Adjacent to that chapel is Church of S. Maria Maggiore. It was built in 533 and is one of the Paleo-Christian churches in Naples (click here for a related item). It is on the site of an earlier temple dedicated to Diana. The remarkable red-brick belfry on the grounds is the oldest free-standing tower of its kind in Naples. It was part of the original church complex, though built later (c. 900 AD). The base of the tower incorporates earlier Roman bits and pieces as construction material, some of which are said to be part of the earlier temple. The more modern appearance of the church is due to the reconstruction of 1653.
Just beyond the Palazzo Spinelli di Laurino (#36 on the map) and also on the right is a building that often goes unnoticed. If you stand back and look at it, you see that it is one very long structure, extending almost all the way to the next intersection. The unity of the building is hard to see at first, broken up, as it is, by numerous small stalls and businesses behind the row of arches that fronts the street. It has also been sub- and resubdivided into many private residences on the floors above. However, it is, indeed, a single building, built in the mid-1300s to be the residence of Phillip II of Valois (also 'of' Taranto and 'of' Anjou) brother of the Angevin King of Naples at the time, Robert. The building still bears the impressive title of Palace of the Emperor of Constantinople, from the fact that Phillip married Caterina di Valois, who had inherited that title from her father. The presumption in the title bears no relation to real life in the mid-1300s; Neither Phillip, nor his wife, nor her father ever ruled Constantinople.
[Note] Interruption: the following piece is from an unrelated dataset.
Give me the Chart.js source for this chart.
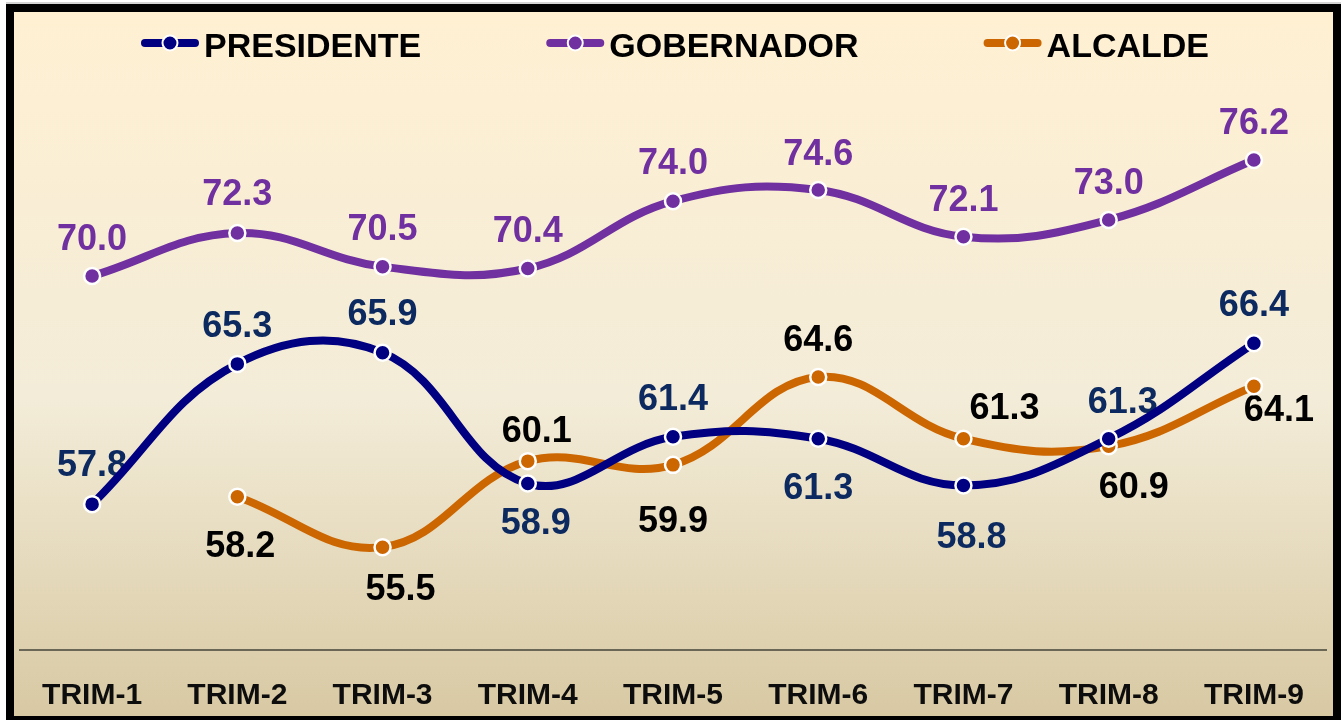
<!DOCTYPE html>
<html>
<head>
<meta charset="utf-8">
<script src="https://cdn.jsdelivr.net/npm/chart.js@4.4.1/dist/chart.umd.min.js"></script>
<style>
  html, body { margin: 0; padding: 0; width: 1342px; height: 720px; overflow: hidden; background: #fff; }
  #frame {
    position: absolute; left: 6px; top: 4px;
    width: 1319px; height: 704px;
    border: 8px solid #000;
    background: linear-gradient(to bottom, #fff0d2 0%, #f3ecd8 55%, #d8c9a3 100%);
    box-shadow: 0 -2px 0 #d4d4d4;
  }
  canvas { display: block; }
</style>
</head>
<body>
<div id="frame"><canvas id="chart" width="1319" height="704"></canvas></div>
<script>
// Trimestres
const labels = ['TRIM-1', 'TRIM-2', 'TRIM-3', 'TRIM-4', 'TRIM-5', 'TRIM-6', 'TRIM-7', 'TRIM-8', 'TRIM-9'];

// Series values
const presidente = [57.8, 65.3, 65.9, 58.9, 61.4, 61.3, 58.8, 61.3, 66.4];
const gobernador = [70.0, 72.3, 70.5, 70.4, 74.0, 74.6, 72.1, 73.0, 76.2];
const alcalde = [null, 58.2, 55.5, 60.1, 59.9, 64.6, 61.3, 60.9, 64.1];

// Data label placement (dx, dy from the point, px)
const presLabelPos = [[0, -41], [0, -40], [0, -41], [8, 37], [0, -40], [0, 47], [8, 50], [14, -39], [0, -40]];
const gobLabelPos = [[0, -39], [0, -41], [0, -40], [0, -40], [0, -40], [0, -38], [0, -39], [0, -39], [0, -39]];
const alcLabelPos = [null, [3, 47], [18, 40], [9, -32], [0, 54], [0, -39], [41, -33], [25, 39], [25, 22]];

const FONT = '"Liberation Sans", Arial, Helvetica, sans-serif';

// Value labels, drawn under the lines
const valueLabels = {
    id: 'valueLabels',
    beforeDatasetsDraw(chart) {
        const ctx = chart.ctx;
        ctx.save();
        ctx.font = 'bold 36px ' + FONT;
        ctx.textAlign = 'center';
        ctx.textBaseline = 'alphabetic';
        chart.data.datasets.forEach((ds, i) => {
            const meta = chart.getDatasetMeta(i);
            meta.data.forEach((pt, j) => {
                const v = ds.data[j];
                if (v == null) return;
                const off = ds.labelPos[j];
                ctx.fillStyle = ds.labelColor;
                ctx.fillText(v.toFixed(1), pt.x + off[0], pt.y + off[1] + 13);
            });
        });
        ctx.restore();
    }
};

// Legend: line with dot marker + bold name
const topLegend = {
    id: 'topLegend',
    afterDraw(chart) {
        const ctx = chart.ctx;
        const markW = 58, gap = 5, space = 125, cy = 31;
        ctx.save();
        ctx.font = 'bold 34px ' + FONT;
        const items = chart.data.datasets.map(ds => ({ ds, w: ctx.measureText(ds.label).width }));
        const total = items.reduce((s, it) => s + markW + gap + it.w, 0) + space * (items.length - 1);
        let x = (chart.chartArea.left + chart.chartArea.right) / 2 - total / 2 + 2;
        items.forEach(it => {
            const col = it.ds.borderColor;
            ctx.strokeStyle = col;
            ctx.lineWidth = 8;
            ctx.lineCap = 'round';
            ctx.beginPath();
            ctx.moveTo(x + 4, cy);
            ctx.lineTo(x + markW - 4, cy);
            ctx.stroke();
            ctx.beginPath();
            ctx.arc(x + markW / 2, cy, 7.5, 0, Math.PI * 2);
            ctx.fillStyle = col;
            ctx.fill();
            ctx.lineWidth = 2;
            ctx.strokeStyle = '#fff';
            ctx.stroke();
            ctx.fillStyle = '#000';
            ctx.textAlign = 'left';
            ctx.textBaseline = 'alphabetic';
            ctx.fillText(it.ds.label, x + markW + gap, 45);
            x += markW + gap + it.w + space;
        });
        ctx.restore();
    }
};

function lineSet(label, data, color, labelColor, labelPos) {
    return {
        label: label,
        data: data,
        borderColor: color,
        backgroundColor: color,
        borderWidth: 8,
        tension: 0.4,
        pointRadius: 8,
        pointBorderWidth: 2.5,
        pointBorderColor: '#fff',
        pointBackgroundColor: color,
        clip: false,
        labelColor: labelColor,
        labelPos: labelPos
    };
}

new Chart(document.getElementById('chart'), {
    type: 'line',
    data: {
        labels: labels,
        datasets: [
            lineSet('PRESIDENTE', presidente, '#000080', '#0c2960', presLabelPos),
            lineSet('GOBERNADOR', gobernador, '#7030a0', '#7030a0', gobLabelPos),
            lineSet('ALCALDE', alcalde, '#cc6600', '#000000', alcLabelPos)
        ]
    },
    options: {
        responsive: false,
        animation: false,
        layout: { autoPadding: false, padding: { top: 77, left: 5.5, right: 6.5, bottom: 0 } },
        plugins: {
            legend: { display: false },
            tooltip: { enabled: false }
        },
        scales: {
            y: {
                display: false,
                min: 50,
                max: 80
            },
            x: {
                offset: true,
                grid: { display: false, drawTicks: false },
                border: { display: true, color: '#6b6757', width: 2 },
                ticks: {
                    color: '#0d0d0d',
                    padding: 28,
                    font: { family: FONT, size: 30, weight: 'bold' }
                },
                afterFit(scale) {
                    scale.height = 66;
                    scale.paddingLeft = 0;
                    scale.paddingRight = 0;
                }
            }
        }
    },
    plugins: [valueLabels, topLegend]
});
</script>
</body>
</html>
Across the street from that huge building is a small church (#35 on the map), the Church of Purgatorio del Arco, notable for the various examples of the "memento mori" --decorative skulls and bones and other such "reminders of death" built into the facade as admonitions to worry about the hereafter. They were put there in the early 1600s by architect Cosimo Fanzago. Such was the obsession of the congregation with souls in Purgatory that, at one time, 150 masses a day were held.
Just before you get to the large Church of S. Paolo Maggiore you can turn in to the left and take a tour of Underground Naples. You will descend into the Roman aqueduct system that supplied the ancient city.
Via Tribulali now crosses Via San Gregorio Armeno (described in the last paragraph of the section, above, about the lower Decumanus). This is the main crossroad of the ancient city. The Church of S. Paolo Maggiore (#33 on the map) is the most prominent building. Across the street are the Church of San Lorenzo Maggiore (#29) and, below that, the Excavations of S. Lorenzo Maggiore, the only large-scale excavation of the ancient city that lies beneath the surface of modern Naples.
Continuing east in Via dei Tribunali leads you past a large white church on the left. It is the church of S. Fillipo Neri of the Gerolamini order. The Neapolitan philosopher, Giambattista Vico, lived at number 112 in the square in front of the church from 1704-18, and his remains are interred within the church, itself.
Continuing beyond that crossing along Via dei Tribunali will lead you to Via Duomo, near the Naples Cathedral.